How to undelete MySQL database without third party applications

Posted on Nov 09, 2021

Let's learn how to undo MySQL database accidental data drop

When handling MySQL database server administrations, it’s possible that you may delete the records or drop a table/ database accidentally.

This tutorial will help you learn how to use mysqlbinlog and mysqldump utility tools to undo any data, table, or database deletion.

Undelete MySQL database with mysqlbinlog tool

MySQL database server commonly generates binary log files that record the events modifying your database content.

First, you need to check if the binary log is active on your server by checking the log_bin global variable value as shown below:

mysql> SHOW VARIABLES LIKE 'log_bin';

| Variable_name | Value |
| log_bin       | ON    |

The log_bin should be ON by default, unless someone has modified the value.

Next, you need to find out how many binlog files have been generated by MySQL using the SHOW BINARY LOGS query.

In my case, I have two log files as shown below:


| Log_name      | File_size | Encrypted |
| binlog.000001 |      1051 | No        |
| binlog.000002 |     63810 | No        |

After that, you need to create a .sql file out of the binlog files.

The binlog files are stored inside the datadir/ folder of your MySQL installation, and you can find the folder by using the SELECT @@datadir query.

Because I installed MySQL using Homebrew, my datadir/ is located below:

mysql> SELECT @@datadir;

| @@datadir                |
| /opt/homebrew/var/mysql/ |

From your command-line program, navigate to the datadir/ folder and extract the binlog files as .sql files using the > symbol.

Here’s the example:

cd /opt/homebrew/var/mysql/
mysqlbinlog binlog.000001 > log1.sql
mysqlbinlog binlog.000002 > log2.sql

Additionally, the mysqlbin log command has several parameters that you can add to filter the log entries. Some of the most useful options are:

  • --database to filter entries for just this database
  • --start-datetime to read binary log from the first event with a timestamp equal to or later than this option
  • --stop-datetime to stop reading the log at this timestamp

Once you have the .sql files created from the binlog files, it’s time to restore the data using the source command.

Go back to your mysql command-line client and use the source command as follows:

mysql> source log2.sql;

And that’s how you can restore accidentally deleted data using the mysqlbinlog utility program.
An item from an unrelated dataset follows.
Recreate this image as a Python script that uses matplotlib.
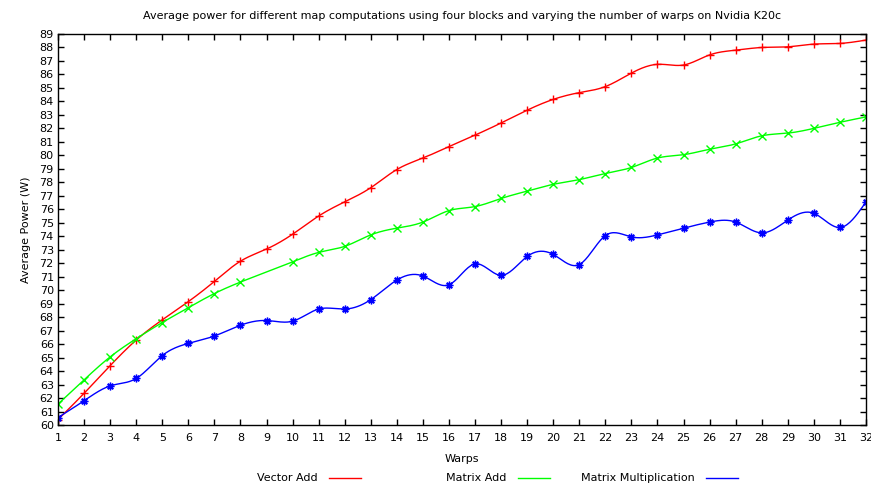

Undelete MySQL database with mysqldump tool

MySQL database server installation comes with the mysqldump utility program that you can use to “dump” one or more MySQL databases as a .sql file.
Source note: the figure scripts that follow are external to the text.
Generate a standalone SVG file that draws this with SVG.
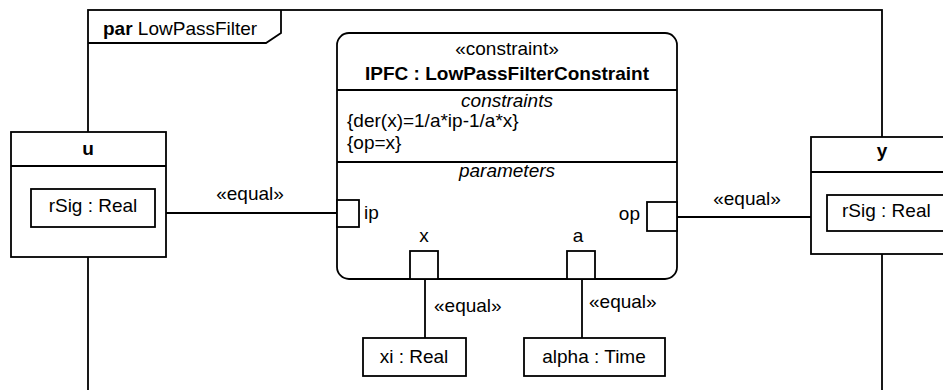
<svg xmlns="http://www.w3.org/2000/svg" width="943" height="390" viewBox="0 0 943 390">
<style>
  .ln{fill:none;stroke:#000;stroke-width:1.8}
  .box{fill:#fff;stroke:#000;stroke-width:1.8}
  text{font-family:"Liberation Sans",Arial,sans-serif;font-size:19px;fill:#000}
  .b{font-weight:bold}
  .i{font-style:italic}
  .m{text-anchor:middle}
  .e{text-anchor:end}
</style>
<rect width="943" height="390" fill="#fff"/>
<g id="frame">
  <rect class="ln" x="88" y="10" width="794" height="400"/>
  <path class="ln" d="M88,43 H266 L281,33 V10"/>
  <text x="103" y="35"><tspan class="b">par</tspan> LowPassFilter</text>
</g>
<g id="connectors">
  <line class="ln" x1="155" y1="213" x2="337" y2="213"/>
  <text class="m" x="250" y="200">«equal»</text>
  <line class="ln" x1="677" y1="217" x2="827" y2="217"/>
  <text class="m" x="747" y="205">«equal»</text>
  <line class="ln" x1="425" y1="279" x2="425" y2="338"/>
  <text x="434" y="312">«equal»</text>
  <line class="ln" x1="582" y1="279" x2="582" y2="338"/>
  <text x="589" y="308">«equal»</text>
</g>
<g id="u">
  <rect class="box" x="11" y="132" width="155" height="125"/>
  <line class="ln" x1="11" y1="166" x2="166" y2="166"/>
  <text class="m b" x="88" y="155">u</text>
  <g id="u_rSig">
    <rect class="box" x="31" y="189" width="124" height="38"/>
    <text class="m" x="93" y="212">rSig : Real</text>
  </g>
</g>
<g id="y">
  <rect class="box" x="811" y="137" width="140" height="117"/>
  <line class="ln" x1="811" y1="172" x2="951" y2="172"/>
  <text class="m b" x="882" y="157">y</text>
  <g id="y_rSig">
    <rect class="box" x="827" y="195" width="124" height="36"/>
    <text x="842" y="217">rSig : Real</text>
  </g>
</g>
<g id="IPFC">
  <rect class="box" x="337" y="33" width="340" height="246" rx="12" ry="12"/>
  <line class="ln" x1="337" y1="90" x2="677" y2="90"/>
  <line class="ln" x1="337" y1="162" x2="677" y2="162"/>
  <text class="m" x="507" y="55">«constraint»</text>
  <text class="m b" x="507" y="80">IPFC : LowPassFilterConstraint</text>
  <text class="m i" x="507" y="107">constraints</text>
  <text x="347" y="127">{der(x)=1/a*ip-1/a*x}</text>
  <text x="347" y="149">{op=x}</text>
  <text class="m i" x="507" y="177">parameters</text>
</g>
<g id="port_ip">
  <rect class="box" x="337" y="200" width="22" height="27"/>
  <text x="364" y="219">ip</text>
</g>
<g id="port_op">
  <rect class="box" x="647" y="202" width="30" height="29"/>
  <text class="e" x="640" y="220">op</text>
</g>
<g id="port_x">
  <rect class="box" x="410" y="251" width="28" height="28"/>
  <text class="m" x="424" y="242">x</text>
</g>
<g id="port_a">
  <rect class="box" x="567" y="251" width="28" height="28"/>
  <text class="m" x="578" y="242">a</text>
</g>
<g id="xi">
  <rect class="box" x="363" y="338" width="103" height="38"/>
  <text class="m" x="414" y="363">xi : Real</text>
</g>
<g id="alpha">
  <rect class="box" x="524" y="338" width="141" height="38"/>
  <text class="m" x="594" y="363">alpha : Time</text>
</g>
</svg>
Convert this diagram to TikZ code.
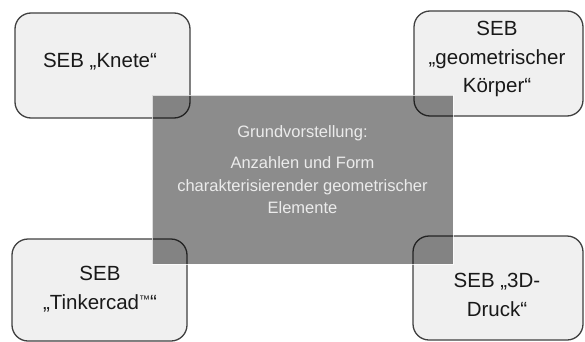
\documentclass[tikz,border=0pt]{standalone}
\usepackage{fontspec}
\setmainfont{Liberation Sans}
\newcommand{\tmsign}{\raisebox{0.55ex}{\fontsize{11}{11}\selectfont ™}}
\begin{document}
\begin{tikzpicture}[x=1pt,y=1pt,
  sebbox/.style={draw=black!75, line width=1.3pt, fill=black!6, rounded corners=16pt, inner sep=0pt},
  sebtext/.style={align=center, font=\fontsize{20.5}{28.5}\selectfont, text=black!90},
  corebox/.style={fill=black, fill opacity=0.45, draw=white, draw opacity=0.7, line width=0.8pt, inner sep=0pt},
  coretext/.style={align=center, font=\fontsize{16.5}{22.5}\selectfont, text=black!8}]
\useasboundingbox (0,0) rectangle (585,341);
\begin{scope}
\clip (0,0) rectangle (585,341);
% four surrounding boxes
\node[sebbox, minimum width=175, minimum height=105] (knete) at (102.5,275.5) {};
\node[sebbox, minimum width=169, minimum height=105] (koerper) at (498.5,277.5) {};
\node[sebbox, minimum width=175, minimum height=102] (tinker) at (99.5,51) {};
\node[sebbox, minimum width=170, minimum height=104] (druck) at (498,53) {};
% their labels
\node[sebtext] (knete-t) at (100,279) {SEB „Knete“};
\node[sebtext] (koerper-t) at (497,282) {SEB\\„geometrischer\\Körper“};
\node[sebtext] (tinker-t) at (100,52) {SEB\\„Tinkercad\tmsign“};
\node[sebtext] (druck-t) at (497,46) {SEB „3D-\\Druck“};
% translucent central box on top
\node[corebox, minimum width=301, minimum height=169] (core) at (302.5,161.5) {};
\node[coretext] (core-t) at (302.5,171.5) {Grundvorstellung:\\[9pt]Anzahlen und Form\\charakterisierender geometrischer\\Elemente};
\end{scope}
\end{tikzpicture}
\end{document}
The dump result can then be imported into the MySQL server to restore the database and all its data, so I’d recommend you to periodically backup your database using the mysqldump tool.

For example, suppose you have a database named school_db that you want to backup.

First, you need to create an SQL dump file of the existing database using the mysqldump command as follows:

mysqldump --user=[username] --password=[password] school_db > dump.sql

Replace [username] and [password] above with your actual MySQL username and password.

Once you have the dump.sql file, you can restore the database by executing the script as follows:

mysql --user=[username] --password=[password] school_db < dump.sql

The command above would apply the statements in dump.sql file to the school_db database.

Since mysqldump tool’s main function is to help you create a dump .sql file from your database server, it won’t be effective when you delete your data before creating the dump file.

Using both mysqlbinlog and mysqldump tools, you can restore accidentally deleted data and create a dump file at certain periods as a disaster recovery plan.